George Kan gives many layers to the character of ShylockJohannes Hjorth

Upon walking into Pembroke’s newly revamped New Cellars, the distinct lack of set in the room, barring three white backing panels gives out a sense of nervousness. A cursory glance around the studio space tells us that this set is unlikely to be added to or transformed throughout this play. Immediately then, Emma Wilkinson’s take on The Merchant of Venice seems to be bold and - more importantly – risky: in this intimate sparse space, the actors are simply given nowhere to hide.

To be fair to the production, this is a touring show flown half way around the world and so the logistics and costs of transporting a set of much more substance to Japan and back are simply unfeasible. Yet this kind of limit normally provokes ingenuity to create something substantive in another area like lighting or sound, such as in the CAST production Much Ado About Nothing. My hopes of a repeat of this were dashed however by – in mirroring the set – underwhelming and lacklustre sound and lighting design which often made for very clunky scene changes.

Whilst this minimalism was indeed far too minimal for my liking, it really allowed the text itself and the actors performing in it to shine through.

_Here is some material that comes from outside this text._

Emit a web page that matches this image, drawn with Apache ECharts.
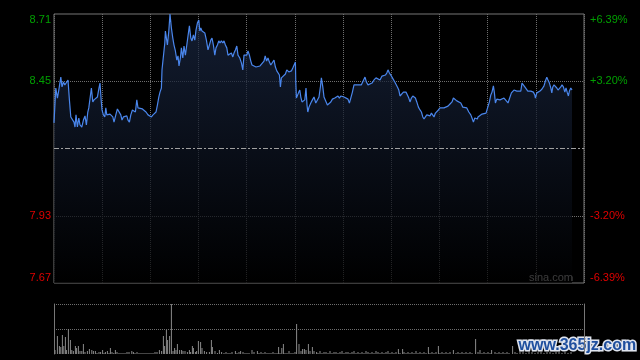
<!DOCTYPE html>
<html><head><meta charset="utf-8">
<script src="https://cdn.jsdelivr.net/npm/echarts@6/dist/echarts.min.js"></script>
<style>html,body{margin:0;padding:0;background:#000;}#c{width:640px;height:360px;}</style>
</head><body><div id="c"></div>
<script>
// ---- data ----
const prevClose = 8.19;
const priceTicks = [7.67, 7.93, 8.19, 8.45, 8.71];
const priceTickLabels = ['7.67', '7.93', '', '8.45', '8.71'];
const pctTickLabels = ['-6.39%', '-3.20%', '', '+3.20%', '+6.39%'];
const timeMax = 265;            // session length in chart units
const timeStep = 265 / 11;      // vertical grid spacing
const volTicks = [0, 25, 50];

// [time, price]
const priceLine = [
[0,8.289],[0.9,8.424],[1.7,8.385],[2.4,8.416],[3.4,8.466],[4.0,8.428],[4.7,8.447],[5.4,8.436],[6.4,8.447],[7.0,8.455],
[7.7,8.378],[8.4,8.312],[9.2,8.308],[10.0,8.292],[10.5,8.273],[11.0,8.320],[11.7,8.273],[12.4,8.308],[13.0,8.281],[13.9,8.273],
[14.7,8.300],[15.5,8.316],[16.2,8.281],[16.9,8.331],[17.4,8.347],[18.0,8.347],[18.7,8.424],[19.4,8.370],[20.0,8.378],[21.0,8.381],
[21.7,8.389],[22.5,8.424],[23.0,8.443],[23.5,8.385],[24.0,8.339],[24.7,8.320],[25.4,8.312],[25.9,8.347],[26.4,8.320],[27.2,8.327],
[28.0,8.323],[28.7,8.327],[29.4,8.312],[30.0,8.292],[30.9,8.320],[31.7,8.343],[32.5,8.339],[33.4,8.320],[34.0,8.300],[34.7,8.312],
[35.5,8.316],[36.4,8.316],[37.0,8.300],[37.7,8.292],[38.4,8.320],[39.2,8.339],[40.0,8.343],[40.7,8.331],[41.4,8.378],[42.0,8.347],
[43.0,8.347],[44.2,8.343],[45.0,8.339],[46.0,8.331],[47.0,8.320],[48.0,8.316],[48.7,8.312],[49.5,8.320],[50.4,8.327],[51.0,8.331],
[51.7,8.358],[52.4,8.389],[53.0,8.408],
[53.7,8.424],[54.0,8.494],[54.7,8.501],[55.4,8.598],[55.7,8.644],[56.2,8.617],[56.7,8.590],[57.4,8.644],[58.0,8.710],[58.7,8.656],
[59.4,8.617],[60.0,8.590],[60.7,8.567],[61.4,8.532],[62.0,8.548],[62.5,8.509],[63.2,8.540],[63.7,8.579],[64.4,8.540],[65.0,8.586],
[65.7,8.551],[66.4,8.590],[67.0,8.625],[67.7,8.664],[68.4,8.617],[69.0,8.606],[69.7,8.629],[70.4,8.609],[71.0,8.648],[71.7,8.675],
[72.4,8.687],[72.9,8.644],[73.4,8.656],[74.0,8.644],[74.7,8.644],[75.4,8.637],[76.2,8.609],[77.0,8.571],[77.7,8.590],[78.4,8.609],
[79.0,8.617],[79.7,8.590],[80.4,8.551],[81.0,8.579],[81.7,8.590],[82.4,8.606],[83.0,8.598],[83.7,8.606],[84.4,8.598],[85.0,8.606],
[85.7,8.590],[86.4,8.579],[87.0,8.551],[87.9,8.551],[88.7,8.559],[89.4,8.544],[90.0,8.559],[90.7,8.571],[91.4,8.586],[92.0,8.551],
[92.9,8.540],[93.7,8.521],[94.4,8.494],[95.0,8.551],[95.7,8.555],[96.4,8.551],[97.0,8.567],[97.7,8.551],[98.4,8.528],[99.0,8.513],
[100.0,8.509],[101.0,8.505],[102.0,8.505],[103.0,8.509],[104.0,8.513],[105.0,8.528],[105.6,8.548],
[106.3,8.528],[107.0,8.540],[107.7,8.524],[108.4,8.513],[109.4,8.517],[110.0,8.532],[110.7,8.505],[111.4,8.490],[112.0,8.494],[112.7,8.474],
[113.2,8.428],[113.7,8.463],[114.7,8.466],[115.7,8.478],[116.4,8.494],[117.4,8.486],[118.0,8.482],[118.7,8.490],[119.4,8.501],[120.0,8.505],
[120.7,8.524],[120.9,8.447],[121.2,8.385],[121.7,8.389],[122.4,8.408],[122.9,8.416],[123.4,8.389],[124.0,8.370],[124.7,8.366],[125.4,8.378],
[126.0,8.424],[126.5,8.358],[126.9,8.331],[127.5,8.350],[128.4,8.366],[129.2,8.378],[130.0,8.389],[130.9,8.366],[131.7,8.370],[132.5,8.389],
[133.2,8.428],[133.7,8.463],[134.4,8.428],[135.0,8.389],[135.9,8.385],[136.7,8.358],[137.5,8.354],[138.4,8.370],[139.2,8.381],[140.4,8.385],
[141.4,8.385],[142.0,8.393],[142.7,8.385],[143.4,8.393],[144.2,8.397],[145.0,8.389],[145.9,8.385],[147.0,8.381],[147.7,8.366],[148.4,8.385],
[149.2,8.408],[150.0,8.436],[151.0,8.436],[152.4,8.436],[153.7,8.436],[154.7,8.443],[155.5,8.466],[156.2,8.447],[157.0,8.436],[158.0,8.436],
[159.0,8.443],[160.0,8.455],[161.0,8.463],[162.0,8.466],[163.0,8.455],[164.0,8.470],[165.0,8.466],[165.7,8.474],[166.4,8.482],[167.0,8.494],
[167.7,8.482],[168.4,8.474],[169.0,8.466],[169.7,8.463],[170.4,8.447],[171.0,8.443],[171.7,8.428],[172.4,8.416],[173.0,8.393],[173.9,8.393],
[174.7,8.408],[175.4,8.412],[176.0,8.408],[176.7,8.397],[177.4,8.385],[178.0,8.370],[178.7,8.385],[179.4,8.393],[180.0,8.397],[180.7,8.385],
[181.4,8.370],[182.2,8.350],[183.0,8.339],[183.7,8.331],[184.4,8.312],[185.0,8.304],[185.7,8.312],[186.4,8.320],[187.2,8.323],[188.0,8.316],
[188.7,8.327],[189.4,8.320],[190.0,8.312],[190.7,8.327],[191.4,8.331],[192.2,8.339],[193.0,8.347],[194.0,8.347],[195.0,8.347],[196.0,8.347],
[197.0,8.354],[198.0,8.362],[199.0,8.370],[199.7,8.385],[200.4,8.378],[201.4,8.374],[202.4,8.370],[203.4,8.366],[204.4,8.350],[205.4,8.350],
[206.4,8.347],[207.4,8.331],[208.4,8.320],[209.0,8.308],[209.7,8.292],[210.4,8.308],[211.0,8.304],[211.7,8.304],
[212.0,8.312],[213.0,8.316],[214.0,8.323],[215.0,8.327],[216.0,8.327],[217.0,8.327],[217.7,8.370],[218.4,8.397],[219.0,8.408],[219.7,8.432],
[220.2,8.405],[220.7,8.366],[221.4,8.381],[222.0,8.385],[223.0,8.378],[224.0,8.385],[225.0,8.385],[226.0,8.378],[227.0,8.366],[228.0,8.366],
[228.7,8.405],[229.4,8.408],[230.0,8.416],[230.7,8.420],[231.4,8.412],[232.4,8.412],[233.4,8.412],[234.0,8.443],[234.7,8.436],[235.4,8.428],
[236.0,8.424],[236.9,8.412],[237.7,8.405],[238.4,8.412],[239.0,8.405],[239.7,8.408],[240.4,8.397],[240.7,8.385],[241.4,8.405],[242.0,8.412],
[243.0,8.412],[244.0,8.420],[245.0,8.432],[245.7,8.451],[246.4,8.466],[247.0,8.455],[247.7,8.443],[248.4,8.424],[248.9,8.405],[249.4,8.428],
[250.0,8.436],[250.7,8.432],[251.4,8.424],[252.0,8.416],[252.7,8.416],[253.4,8.428],[254.0,8.436],[254.7,8.428],[255.4,8.408],[256.0,8.424],
[256.7,8.405],[257.2,8.393],[257.7,8.412],[258.4,8.424],[259.0,8.416]
];

// [time, volume]
const volumeBars = [
[0.5,4],[1.7,18],[2.7,8],[3.4,7],[4.2,19],[4.9,8],[5.7,17],[6.2,4],[7.2,25],[8.2,14],[8.9,4],[9.7,3],[10.7,8],[11.3,6],[12.2,8],
[13,3],[13.9,3],[14.7,10],[15.5,2],[16.7,3],[17.7,5],[18.9,4],[19.7,3],[20.7,3],[21.5,1],[22.5,2],[23.3,2],[24.3,4],[25,1],[25.7,2],
[26.7,3],[27.5,1],[28.2,6],[29,2],[29.9,1],[30.7,4],[31.5,2],[32.5,1],[33.5,1],[34.5,1],[35.5,1],[36.5,2],[37.5,2],[38.9,3],[39.7,2],
[40.5,1],[41.5,2],[42.5,1],[43.5,1],[44.5,1],[45.5,1],[46.5,1],[47.5,1],[48.5,1],[49.5,1],[50.5,2],[51.5,2],[52.7,4],[53.8,3],[54.7,18],
[55.3,8],[56.2,24],[56.8,14],[57.8,18],[58.7,50],[59.5,3],[60.3,6],[61,4],[61.7,10],[62.8,4],[63.8,4],[64.5,3],[65.5,3],[66.7,2],[67.7,4],
[68.3,2],[69.2,8],[69.7,6],[70.7,2],[71.3,3],[72.2,13],[73.3,12],[74,6],[75.2,3],[76.3,2],[77.7,2],[78.7,14],[79.2,7],[80.5,3],[81.7,1],
[82.7,4],[83.8,2],[85,1],[86,2],[87,1],[88,1],[89,2],[90.7,3],[91.5,1],[92.5,2],[93.3,3],[94.5,2],[95.5,1],[96.5,1],[97.5,1],
[99,4],[100,2],[101.7,3],[102.5,1],[103.5,2],[104.5,1],[105.5,2],[106.5,1],[107.5,1],[108.5,1],[109.5,2],[110.5,1],[111.5,1],[112.3,7],[113,1],
[113.9,6],[114.7,10],[115.5,1],[116.5,1],[117.5,3],[118.5,1],[119.5,1],[120.5,2],[121.3,30],[122.5,10],[123.5,3],[124.3,5],[125.2,5],[126,4],[127.2,10],
[128,3],[129.2,7],[130,3],[131.3,2],[132,1],[133,3],[134,1],[135,2],[136,2],[137,1],[138,3],[139,1],[140,2],[141,2],[142,1],
[143,2],[144,3],[145,1],[146,2],[147,2],[148,1],[149,2],[150,3],[151,1],[152,2],[153,1],[154,2],[155,1],[156,3],[157,2],
[158,1],[159,2],[160,1],[161,3],[162,2],[163,1],[164,2],[165,1],[166,2],[167,3],[168,1],[169,2],[170,1],[171,2],[172.2,5],
[173,1],[174.3,5],[175,2],[176,1],[177,2],[178,1],[179,2],[180,1],[181,3],[182,1],[183,2],[184,1],[185,2],[186,1],[187.2,7],
[188,1],[189,2],[190,1],[191,2],[192.2,8],[193,1],[194,2],[195,1],[196,2],[197,1],[198,2],[199.7,4],[201,1],[202,2],[203,1],
[204,2],[205,1],[206,2],[207,1],[208,2],[209,1],[210.8,15],[212,2],[213,4],[214,1],[215,2],[216,1],[217,2],[218,1],[218.8,4],
[220.5,2],[221.5,1],[222.5,2],[223.5,1],[224.5,2],[225.5,1],[226.5,2],[227.5,1],[229.3,8],[230.5,2],[231.5,1],[233,3],[234.5,2],[236,1],[237.5,3],
[239,2],[240.5,1],[242,2],[243.5,3],[245,1],[246.5,2],[248,2],[249.5,1],[251,3],[252.5,2],[254,1],[255.5,2],[257,1],[258.5,2]
];

// ---- chart ----
const GREEN = '#00a000', RED = '#e00000', GRID = '#6e6e6e';
const font = '"Liberation Sans", Arial, sans-serif';
const chart = echarts.init(document.getElementById('c'), null, {renderer: 'canvas'});
const tickIdx = v => priceTicks.findIndex(t => Math.abs(t - v) < 1e-6);
const labelColor = v => (v > prevClose ? GREEN : RED);

chart.setOption({
  backgroundColor: '#000',
  animation: false,
  grid: [
    {left: 54, right: 56, top: 14, height: 269, show: true, borderColor: '#777', borderWidth: 1, backgroundColor: 'transparent'},
    {left: 54, right: 56, top: 304, height: 50, show: false}
  ],
  xAxis: [
    {type: 'value', gridIndex: 0, min: 0, max: timeMax, interval: timeStep,
     axisLine: {show: false}, axisTick: {show: false}, axisLabel: {show: false},
     splitLine: {show: true, lineStyle: {color: GRID, type: [1, 1], width: 1}}},
    {type: 'value', gridIndex: 1, min: 0, max: timeMax, interval: timeStep,
     axisLine: {show: false}, axisTick: {show: false}, axisLabel: {show: false}, splitLine: {show: false}}
  ],
  yAxis: [
    {type: 'value', gridIndex: 0, position: 'left', min: priceTicks[0], max: priceTicks[4], interval: 0.26,
     axisLine: {show: false}, axisTick: {show: false, customValues: priceTicks},
     axisLabel: {show: true, customValues: priceTicks, margin: 3, fontSize: 11, fontFamily: font,
       verticalAlignMinLabel: 'bottom', verticalAlignMaxLabel: 'top',
       formatter: v => priceTickLabels[tickIdx(v)] || '', color: labelColor},
     splitLine: {show: true, lineStyle: {color: ['transparent', GRID, 'transparent', GRID, 'transparent'], type: [1, 1], width: 1}}},
    {type: 'value', gridIndex: 0, position: 'right', min: priceTicks[0], max: priceTicks[4], interval: 0.26,
     axisLine: {show: false}, axisTick: {show: false, customValues: priceTicks},
     axisLabel: {show: true, customValues: priceTicks, margin: 6, fontSize: 11, fontFamily: font,
       verticalAlignMinLabel: 'bottom', verticalAlignMaxLabel: 'top',
       formatter: v => pctTickLabels[tickIdx(v)] || '', color: labelColor},
     splitLine: {show: false}},
    {type: 'value', gridIndex: 1, position: 'left', min: 0, max: 50, interval: 25,
     axisLine: {show: true, lineStyle: {color: '#777'}}, axisTick: {show: false}, axisLabel: {show: false},
     splitLine: {show: true, lineStyle: {color: ['transparent', GRID, GRID], type: [1, 1], width: 1}}},
    {type: 'value', gridIndex: 1, position: 'right', min: 0, max: 50, interval: 25,
     axisLine: {show: true, lineStyle: {color: '#777'}}, axisTick: {show: false}, axisLabel: {show: false},
     splitLine: {show: false}}
  ],
  series: [
    {type: 'line', xAxisIndex: 0, yAxisIndex: 0, data: priceLine, showSymbol: false, symbol: 'none',
     lineStyle: {color: '#4a86ec', width: 1.2},
     areaStyle: {color: new echarts.graphic.LinearGradient(0, 0, 0, 1, [
       {offset: 0, color: '#1b2946'}, {offset: 1, color: '#000000'}])},
     markLine: {silent: true, symbol: 'none', label: {show: false},
       lineStyle: {color: '#a0a0a0', type: [5, 2, 2, 2], width: 1},
       data: [{yAxis: prevClose}]}},
    {type: 'bar', xAxisIndex: 1, yAxisIndex: 2, data: volumeBars, barWidth: 1,
     itemStyle: {color: '#8a8a8a'}}
  ],
  graphic: [
    {type: 'text', right: 67, top: 272, style: {text: 'sina.com', fill: '#c0c0c0', font: '11px ' + font}},
    {type: 'text', left: 517, top: 336, style: {text: 'www.365jz.com', fill: '#1f4f9e',
      stroke: '#dfe4ee', lineWidth: 3, font: 'bold 16px "Liberation Sans", Arial, sans-serif'}}
  ]
});
</script>
</body></html>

In fact, if these actors had been anything less than the talented bunch they are, this production would have fallen very flat. It is impressive then that despite this lack of production design in which to hide, the quality of the performances are overall fantastic. Kate Reid stands out as a wonderfully naturalistic Portia, at once displaying a keen sense of assertiveness (especially in the court scene) and sensitivity. Both she and Sam Oladeinde excel in the clarity of their speech and the expression of verse: a skill that is especially important in a play where the fine details make all the difference. Integral to the play is Shylock, the malcontented Jew whose demeanour ranges from bouts of rage towards Venetian anti-Semitism to a striking vulnerability towards the end of the play. George Kan eliminates all fears of a one noted Shylock and captivatingly delivers a complex emotional range, leading the audience into a state of utter pity for him in the closing scenes. 

It is a shame then that – when surrounded with such fantastic talents – Sam Grabiner’s portrayal of Gratiano and the Prince of Morocco is so tonally jarring in comparison to the rest of the play. Undoubtedly an actor of great comic potential, his heavy-handed, caricatured delivery simply did not seem to sit well with the rest of the production. 

The acting on the whole though was of a very high quality and it is this that is the great success of this production. While the lack of set could be attributed to the fact it is touring, there is no excuse for what amounts to almost no production design whatsoever. However, the excellence of the cast is indeed what carries this play and so more than makes up for what is not there.